# [What the task asks]
Look for the string "this" in the lines and copy each line that has it.

# [Data records]

--- start ---

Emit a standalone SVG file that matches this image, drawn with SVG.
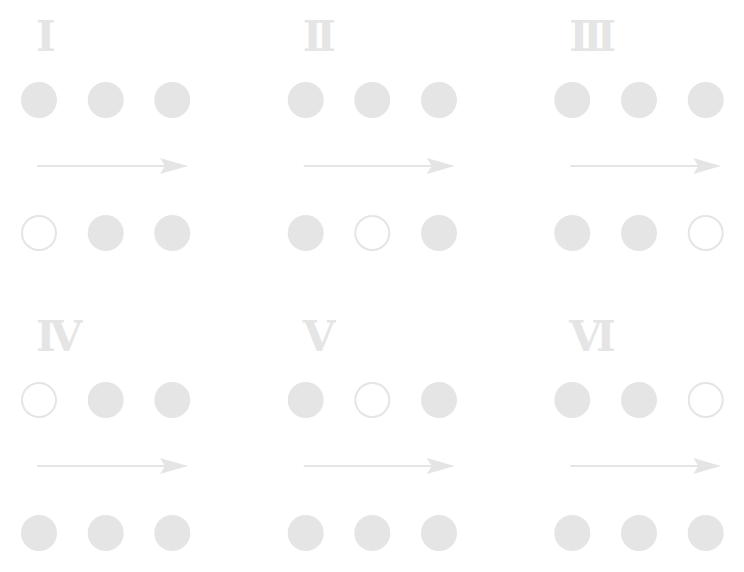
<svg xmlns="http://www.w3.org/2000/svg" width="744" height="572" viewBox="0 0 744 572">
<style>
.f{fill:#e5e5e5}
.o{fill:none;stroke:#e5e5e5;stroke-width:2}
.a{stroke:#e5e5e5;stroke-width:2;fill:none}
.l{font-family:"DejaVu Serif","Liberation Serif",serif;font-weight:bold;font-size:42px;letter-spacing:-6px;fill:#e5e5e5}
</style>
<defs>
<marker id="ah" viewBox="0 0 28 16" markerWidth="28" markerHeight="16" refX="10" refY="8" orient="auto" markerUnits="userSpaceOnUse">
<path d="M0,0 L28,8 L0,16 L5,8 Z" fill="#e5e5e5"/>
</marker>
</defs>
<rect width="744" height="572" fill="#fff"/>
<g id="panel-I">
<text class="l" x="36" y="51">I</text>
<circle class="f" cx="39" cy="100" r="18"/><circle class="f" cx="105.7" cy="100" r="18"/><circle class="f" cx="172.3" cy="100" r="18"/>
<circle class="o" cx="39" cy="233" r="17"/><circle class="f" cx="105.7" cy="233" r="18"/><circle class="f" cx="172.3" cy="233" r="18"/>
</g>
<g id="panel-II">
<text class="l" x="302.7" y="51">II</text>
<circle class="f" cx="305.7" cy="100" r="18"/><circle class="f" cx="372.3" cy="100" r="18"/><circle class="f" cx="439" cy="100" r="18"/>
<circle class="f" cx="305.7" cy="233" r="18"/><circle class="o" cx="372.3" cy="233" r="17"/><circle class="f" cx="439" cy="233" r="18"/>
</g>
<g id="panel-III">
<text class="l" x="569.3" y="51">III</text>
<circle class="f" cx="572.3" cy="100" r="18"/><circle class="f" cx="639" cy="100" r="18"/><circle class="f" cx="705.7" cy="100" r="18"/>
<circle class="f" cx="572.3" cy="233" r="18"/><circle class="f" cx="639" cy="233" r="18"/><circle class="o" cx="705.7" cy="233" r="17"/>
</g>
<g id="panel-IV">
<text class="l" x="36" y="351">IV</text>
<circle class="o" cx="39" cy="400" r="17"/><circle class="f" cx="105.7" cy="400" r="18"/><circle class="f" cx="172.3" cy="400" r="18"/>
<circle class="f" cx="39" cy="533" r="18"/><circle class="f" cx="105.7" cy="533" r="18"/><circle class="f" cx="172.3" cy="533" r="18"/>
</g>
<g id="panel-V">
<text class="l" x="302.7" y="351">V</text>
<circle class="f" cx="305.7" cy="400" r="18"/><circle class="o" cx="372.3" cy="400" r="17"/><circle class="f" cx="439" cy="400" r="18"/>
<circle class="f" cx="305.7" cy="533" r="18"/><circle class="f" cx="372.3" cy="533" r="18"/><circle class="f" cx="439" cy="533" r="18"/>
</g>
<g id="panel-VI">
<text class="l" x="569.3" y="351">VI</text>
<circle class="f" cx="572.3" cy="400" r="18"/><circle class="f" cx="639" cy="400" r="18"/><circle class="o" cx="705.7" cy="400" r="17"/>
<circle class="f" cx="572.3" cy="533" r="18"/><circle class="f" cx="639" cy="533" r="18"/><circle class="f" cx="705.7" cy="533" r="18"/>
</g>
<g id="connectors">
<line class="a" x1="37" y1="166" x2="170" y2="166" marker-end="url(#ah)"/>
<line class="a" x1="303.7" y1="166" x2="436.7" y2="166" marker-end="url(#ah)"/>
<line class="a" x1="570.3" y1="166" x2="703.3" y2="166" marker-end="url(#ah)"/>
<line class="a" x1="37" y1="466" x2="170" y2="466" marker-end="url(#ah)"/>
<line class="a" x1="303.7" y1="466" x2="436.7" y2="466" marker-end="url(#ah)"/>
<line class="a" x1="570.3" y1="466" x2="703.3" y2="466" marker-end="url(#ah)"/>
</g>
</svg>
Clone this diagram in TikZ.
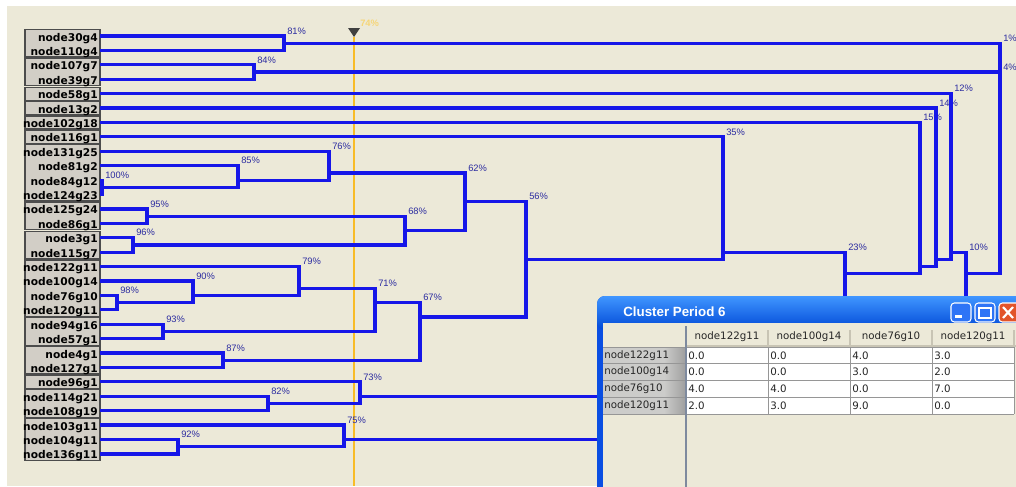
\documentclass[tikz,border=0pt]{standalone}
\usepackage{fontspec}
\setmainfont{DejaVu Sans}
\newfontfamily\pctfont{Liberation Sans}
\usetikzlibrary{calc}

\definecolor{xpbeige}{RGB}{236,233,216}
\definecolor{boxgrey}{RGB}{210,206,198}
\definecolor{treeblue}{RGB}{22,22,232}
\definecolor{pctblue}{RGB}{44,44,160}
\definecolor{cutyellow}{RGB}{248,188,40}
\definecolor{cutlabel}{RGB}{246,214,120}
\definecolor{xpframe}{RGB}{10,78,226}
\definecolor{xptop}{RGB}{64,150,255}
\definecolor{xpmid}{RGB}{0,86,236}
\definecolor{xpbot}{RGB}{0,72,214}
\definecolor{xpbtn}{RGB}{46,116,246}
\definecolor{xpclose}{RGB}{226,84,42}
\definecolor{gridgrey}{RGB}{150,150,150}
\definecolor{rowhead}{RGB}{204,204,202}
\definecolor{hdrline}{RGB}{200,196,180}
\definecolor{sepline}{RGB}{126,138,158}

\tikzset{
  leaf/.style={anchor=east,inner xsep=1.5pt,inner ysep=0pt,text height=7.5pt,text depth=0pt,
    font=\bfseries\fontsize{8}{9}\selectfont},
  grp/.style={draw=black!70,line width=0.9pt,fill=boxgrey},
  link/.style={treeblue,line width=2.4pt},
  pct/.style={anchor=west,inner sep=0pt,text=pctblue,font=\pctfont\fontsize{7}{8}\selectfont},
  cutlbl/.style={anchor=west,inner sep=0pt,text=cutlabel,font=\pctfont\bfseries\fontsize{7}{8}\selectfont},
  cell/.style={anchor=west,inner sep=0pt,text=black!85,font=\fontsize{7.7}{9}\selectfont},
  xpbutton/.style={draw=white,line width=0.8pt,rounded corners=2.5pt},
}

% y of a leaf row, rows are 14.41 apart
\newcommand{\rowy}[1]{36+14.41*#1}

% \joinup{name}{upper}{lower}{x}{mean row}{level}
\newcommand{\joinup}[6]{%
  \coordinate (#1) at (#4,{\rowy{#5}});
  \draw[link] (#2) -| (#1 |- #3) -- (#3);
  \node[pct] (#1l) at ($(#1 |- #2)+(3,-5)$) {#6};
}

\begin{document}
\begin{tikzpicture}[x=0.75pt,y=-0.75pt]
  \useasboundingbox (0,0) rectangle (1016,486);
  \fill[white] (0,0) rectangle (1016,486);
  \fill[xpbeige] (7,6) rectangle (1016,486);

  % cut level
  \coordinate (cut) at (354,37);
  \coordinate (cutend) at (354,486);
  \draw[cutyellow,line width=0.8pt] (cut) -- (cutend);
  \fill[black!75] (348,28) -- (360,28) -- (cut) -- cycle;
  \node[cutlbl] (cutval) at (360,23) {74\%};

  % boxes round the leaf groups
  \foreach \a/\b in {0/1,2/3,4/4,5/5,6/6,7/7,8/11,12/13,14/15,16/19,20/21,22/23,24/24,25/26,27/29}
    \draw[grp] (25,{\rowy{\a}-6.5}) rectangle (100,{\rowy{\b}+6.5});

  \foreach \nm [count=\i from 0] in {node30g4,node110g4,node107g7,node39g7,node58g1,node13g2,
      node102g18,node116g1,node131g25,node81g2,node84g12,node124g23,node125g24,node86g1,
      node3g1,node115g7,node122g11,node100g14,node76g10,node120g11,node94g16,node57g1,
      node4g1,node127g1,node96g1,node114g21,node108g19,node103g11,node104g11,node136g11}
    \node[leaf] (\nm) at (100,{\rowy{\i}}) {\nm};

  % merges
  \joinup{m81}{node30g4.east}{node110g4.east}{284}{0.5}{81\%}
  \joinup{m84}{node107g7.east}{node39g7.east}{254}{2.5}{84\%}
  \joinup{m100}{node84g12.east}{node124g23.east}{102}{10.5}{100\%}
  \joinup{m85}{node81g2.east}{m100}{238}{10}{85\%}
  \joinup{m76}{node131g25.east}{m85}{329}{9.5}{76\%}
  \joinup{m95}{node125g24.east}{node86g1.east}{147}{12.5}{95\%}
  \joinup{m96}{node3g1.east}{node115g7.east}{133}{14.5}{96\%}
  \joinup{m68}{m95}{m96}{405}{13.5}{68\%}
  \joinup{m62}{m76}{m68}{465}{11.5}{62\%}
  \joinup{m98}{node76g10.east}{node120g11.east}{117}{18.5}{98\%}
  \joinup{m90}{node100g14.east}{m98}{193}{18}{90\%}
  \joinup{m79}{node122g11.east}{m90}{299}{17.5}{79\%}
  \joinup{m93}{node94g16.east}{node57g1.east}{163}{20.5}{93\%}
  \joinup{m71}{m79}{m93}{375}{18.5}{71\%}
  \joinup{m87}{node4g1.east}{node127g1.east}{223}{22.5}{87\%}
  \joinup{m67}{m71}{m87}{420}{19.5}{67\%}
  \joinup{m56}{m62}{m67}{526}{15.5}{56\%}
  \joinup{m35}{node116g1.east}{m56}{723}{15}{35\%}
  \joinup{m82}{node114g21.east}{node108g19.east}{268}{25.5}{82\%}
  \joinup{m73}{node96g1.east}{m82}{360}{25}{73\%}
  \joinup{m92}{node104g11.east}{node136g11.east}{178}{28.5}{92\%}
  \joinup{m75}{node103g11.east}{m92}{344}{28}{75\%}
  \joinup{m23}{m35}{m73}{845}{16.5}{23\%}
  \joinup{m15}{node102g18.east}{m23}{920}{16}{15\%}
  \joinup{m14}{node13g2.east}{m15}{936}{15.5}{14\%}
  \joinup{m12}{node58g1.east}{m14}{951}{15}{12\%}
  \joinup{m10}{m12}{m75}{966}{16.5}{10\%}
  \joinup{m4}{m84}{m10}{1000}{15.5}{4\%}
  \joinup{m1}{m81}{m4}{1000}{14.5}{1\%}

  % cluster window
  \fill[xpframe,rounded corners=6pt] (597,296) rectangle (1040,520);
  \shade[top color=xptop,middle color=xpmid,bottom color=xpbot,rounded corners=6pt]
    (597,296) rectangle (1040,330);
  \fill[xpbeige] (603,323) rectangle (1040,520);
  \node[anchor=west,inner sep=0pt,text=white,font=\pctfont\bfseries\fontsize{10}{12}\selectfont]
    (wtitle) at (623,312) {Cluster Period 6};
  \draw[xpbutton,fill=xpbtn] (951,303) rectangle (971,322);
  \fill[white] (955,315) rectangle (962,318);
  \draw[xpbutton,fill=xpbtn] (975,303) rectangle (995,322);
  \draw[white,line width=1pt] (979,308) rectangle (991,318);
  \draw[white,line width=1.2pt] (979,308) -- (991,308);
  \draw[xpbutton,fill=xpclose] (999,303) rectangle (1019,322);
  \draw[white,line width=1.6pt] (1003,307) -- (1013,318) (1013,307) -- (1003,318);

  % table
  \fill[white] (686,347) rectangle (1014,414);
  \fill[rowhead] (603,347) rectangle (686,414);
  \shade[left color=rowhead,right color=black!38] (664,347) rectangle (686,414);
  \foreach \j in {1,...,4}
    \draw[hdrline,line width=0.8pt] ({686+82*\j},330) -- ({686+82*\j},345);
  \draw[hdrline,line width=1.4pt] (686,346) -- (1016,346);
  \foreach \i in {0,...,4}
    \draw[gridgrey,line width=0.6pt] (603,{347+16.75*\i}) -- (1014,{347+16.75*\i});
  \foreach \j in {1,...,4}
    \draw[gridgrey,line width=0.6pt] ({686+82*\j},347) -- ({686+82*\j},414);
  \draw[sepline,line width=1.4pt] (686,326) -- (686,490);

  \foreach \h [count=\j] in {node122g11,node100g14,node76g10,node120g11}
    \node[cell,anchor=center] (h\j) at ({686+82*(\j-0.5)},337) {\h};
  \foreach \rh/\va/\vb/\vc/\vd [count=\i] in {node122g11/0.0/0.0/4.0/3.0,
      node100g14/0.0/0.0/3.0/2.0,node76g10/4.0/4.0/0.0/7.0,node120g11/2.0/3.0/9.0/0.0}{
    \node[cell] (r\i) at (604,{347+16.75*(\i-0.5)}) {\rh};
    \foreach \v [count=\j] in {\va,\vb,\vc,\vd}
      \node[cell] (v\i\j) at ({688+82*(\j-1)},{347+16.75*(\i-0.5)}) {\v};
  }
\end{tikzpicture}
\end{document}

--- end ---
--- start ---

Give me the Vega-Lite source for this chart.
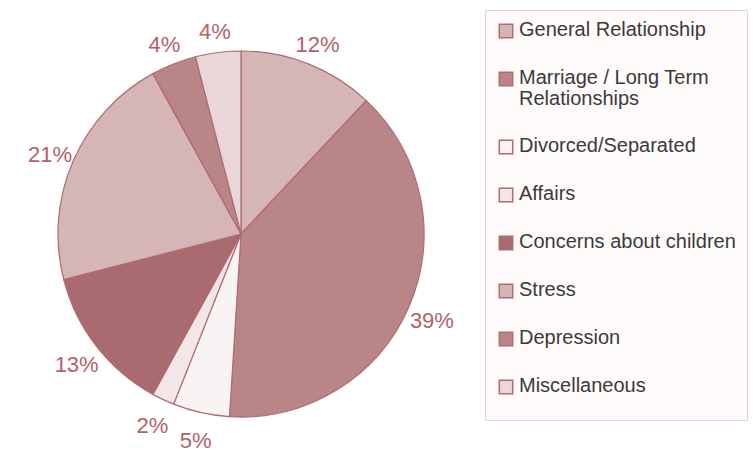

--- end ---
--- start ---

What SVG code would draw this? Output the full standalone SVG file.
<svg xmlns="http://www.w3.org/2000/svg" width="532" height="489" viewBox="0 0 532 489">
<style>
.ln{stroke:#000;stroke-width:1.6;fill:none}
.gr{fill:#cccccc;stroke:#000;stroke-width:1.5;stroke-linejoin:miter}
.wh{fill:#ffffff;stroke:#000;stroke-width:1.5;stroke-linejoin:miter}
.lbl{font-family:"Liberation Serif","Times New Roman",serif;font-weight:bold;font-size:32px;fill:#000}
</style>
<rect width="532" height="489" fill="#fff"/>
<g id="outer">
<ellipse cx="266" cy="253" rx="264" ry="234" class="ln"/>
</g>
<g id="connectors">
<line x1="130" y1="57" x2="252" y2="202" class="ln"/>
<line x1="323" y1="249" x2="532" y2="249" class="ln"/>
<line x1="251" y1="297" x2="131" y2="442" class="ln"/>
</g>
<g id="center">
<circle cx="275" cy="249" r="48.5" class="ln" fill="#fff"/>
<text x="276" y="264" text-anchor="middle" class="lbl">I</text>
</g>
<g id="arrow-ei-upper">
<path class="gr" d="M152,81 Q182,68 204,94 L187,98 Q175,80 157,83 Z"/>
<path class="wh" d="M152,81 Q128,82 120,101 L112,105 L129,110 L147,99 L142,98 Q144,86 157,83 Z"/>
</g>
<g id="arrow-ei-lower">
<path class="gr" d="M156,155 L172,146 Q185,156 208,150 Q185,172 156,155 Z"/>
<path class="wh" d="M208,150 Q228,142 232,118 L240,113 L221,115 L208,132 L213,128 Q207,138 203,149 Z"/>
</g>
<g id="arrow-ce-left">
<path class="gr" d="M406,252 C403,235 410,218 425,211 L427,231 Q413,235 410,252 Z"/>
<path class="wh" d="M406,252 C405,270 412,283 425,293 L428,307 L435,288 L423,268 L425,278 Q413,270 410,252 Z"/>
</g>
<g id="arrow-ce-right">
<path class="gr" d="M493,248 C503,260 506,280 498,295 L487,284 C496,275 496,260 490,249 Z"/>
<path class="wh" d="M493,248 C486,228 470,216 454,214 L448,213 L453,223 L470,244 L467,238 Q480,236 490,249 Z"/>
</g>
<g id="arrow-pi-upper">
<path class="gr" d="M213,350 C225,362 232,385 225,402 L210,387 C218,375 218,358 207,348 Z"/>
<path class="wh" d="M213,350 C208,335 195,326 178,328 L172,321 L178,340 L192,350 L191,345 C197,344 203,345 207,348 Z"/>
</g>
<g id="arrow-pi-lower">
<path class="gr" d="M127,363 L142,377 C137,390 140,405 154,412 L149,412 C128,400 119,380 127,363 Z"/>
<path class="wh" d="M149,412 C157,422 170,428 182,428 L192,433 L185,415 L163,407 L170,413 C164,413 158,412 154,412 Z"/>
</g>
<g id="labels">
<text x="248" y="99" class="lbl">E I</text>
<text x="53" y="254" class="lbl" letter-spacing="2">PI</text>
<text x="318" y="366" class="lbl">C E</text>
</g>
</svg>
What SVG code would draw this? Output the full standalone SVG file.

--- end ---

# [Full solution]
Emit a standalone SVG file that matches this image, drawn with SVG.
Clone this diagram in TikZ.
Give me the Vega-Lite source for this chart.
What SVG code would draw this? Output the full standalone SVG file.
What SVG code would draw this? Output the full standalone SVG file.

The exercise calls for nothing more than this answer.